In 2015, two Hungarians invented Teqball. It is a mixture of soccer and tennis that has now also found its way to Germany. Berliners Eric Herbst and Jonathan Maurer are among the German pioneers of the sport.
It's an impressive sight to behold when you enter Hangar 1 of the former Tempelhof Airport: although you won't find any aircraft there today, the huge space with its high ceiling, crisscrossed by numerous imposing steel girders, has remained. Spread throughout it: a tennis court, a soccer field, a basketball court and a kind of table that, at first glance, could easily be mistaken for a ping-pong table. But at the latest when Eric Herbst and Jonathan Maurer take their soccer ball to the table, which at second glance is visibly curved and slopes towards its ends, it becomes clear that it is not intended for classic table tennis. It is a teqball table.
What sounds a bit cryptic at first is a real trend sport. Invented in 2015 by two Hungarians, Teqball has now also arrived in the German soccer world. In a way, the sport is a mixture of soccer and table tennis. The goal is to play the ball onto the opponent's half of the plate in such a way that the opponent cannot get it back over the net with three contacts without the ball touching the ground first. Berliners Eric Herbst and Jonathan Maurer are among the German pioneers of the still young sport. Not only did they compete for Germany at the World Championships in Poland in December, but they also have big plans for the future - including founding an association in Berlin.

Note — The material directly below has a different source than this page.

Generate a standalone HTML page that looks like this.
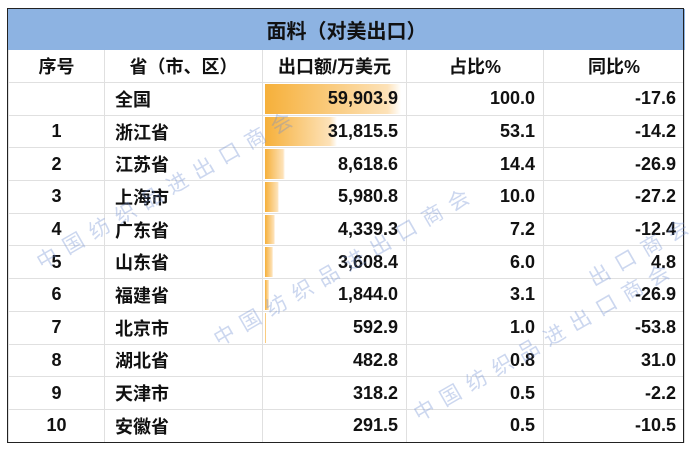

From Venice Beach to Berlin
The two students and soccer players from Berliner SC discovered the sport - rather by chance - during a trip to the USA together two years ago. "In Los Angeles, a lot of people met every Sunday at Venice Beach to play soccer," says Herbst, "and at some point we were introduced to Teqball. Herbst and Maurer liked the game, which they knew in a similar, less professional form from earlier days in the schoolyard, and were hooked. As soon as they returned to Germany, they looked for a chance to play here, too.
Watching the duo duel at the plate in the hangar, you can see how much fun they have playing. Technically adept and quick to react, they take the ball bouncing off the plate, put it on themselves, and then sometimes head it, sometimes shoot it back over the net. "You try to play the ball as high as you can with the first contact," Maurer explains. That buys time. "Personally, I enjoy the fact that you are very free in the game," says Herbst, "you can always come up with new combinations."
Creativity is important in teqball, as is good technique. Herbst says it helps, of course, if you bring an affinity for soccer and a certain technical foundation to the plate. However, it is by no means a criterion for exclusion: "We have already had the experience that people without soccer experience can learn Teqball relatively quickly," says Herbst.
Promoter of the sport
Herbst and Maurer have been playing Teqball with a wide variety of people since their trip to the USA two years ago. The duo has made it their goal to act as a kind of promoter of the new sport in this country, making as many people aware of it as possible. And indeed, the popularity of the still young game is growing in Germany as well. On the one hand, because more and more soccer clubs and players are using the plates, sometimes even incorporating them into their technique training as a new approach. On the other hand, because they have also found their way into sporting venues such as Hangar 1.
To ensure that the sport continues to grow in the future, Herbst and Maurer are planning to found a teqball association in Berlin. There is already a national association in more than 100 nations worldwide, but not yet in Germany. That is to change. "Especially in cooperation with club soccer, the sport would have the potential to grow in Germany," Herbst is certain.
First World Cup participation sparks motivation
Herbst and Maurer also see potential in themselves and with a view to their own, still young teqball careers. In December of last year, the duo already participated in their first World Championship - and were impressively shown what is possible with even more training at the plate. Eric Herbst recalls that they thought they had a "good chance" in the run-up to the tournament. A misjudgement, as it turned out. "The tricks, details and smashes that people hit at the World Championships were on a different level," says Herbst, adding, "We didn't have many chances there - not yet." He emphasizes the word "yet" emphatically.
At the World Cup, Maurer and he learned a lot about technique from the players from Hungary, the country where Teqball was born. They regularly dominate international tournaments, although the competition is also getting stronger. Serbia and Romania, but also Brazil are also strong playing nations, explains Maurer. Until Germany appears in this list, he and his buddy Herbst still have a bit of work ahead of them. Work on their own skills around the table tennis table of a somewhat different kind, but also in their role as promoters of the sport.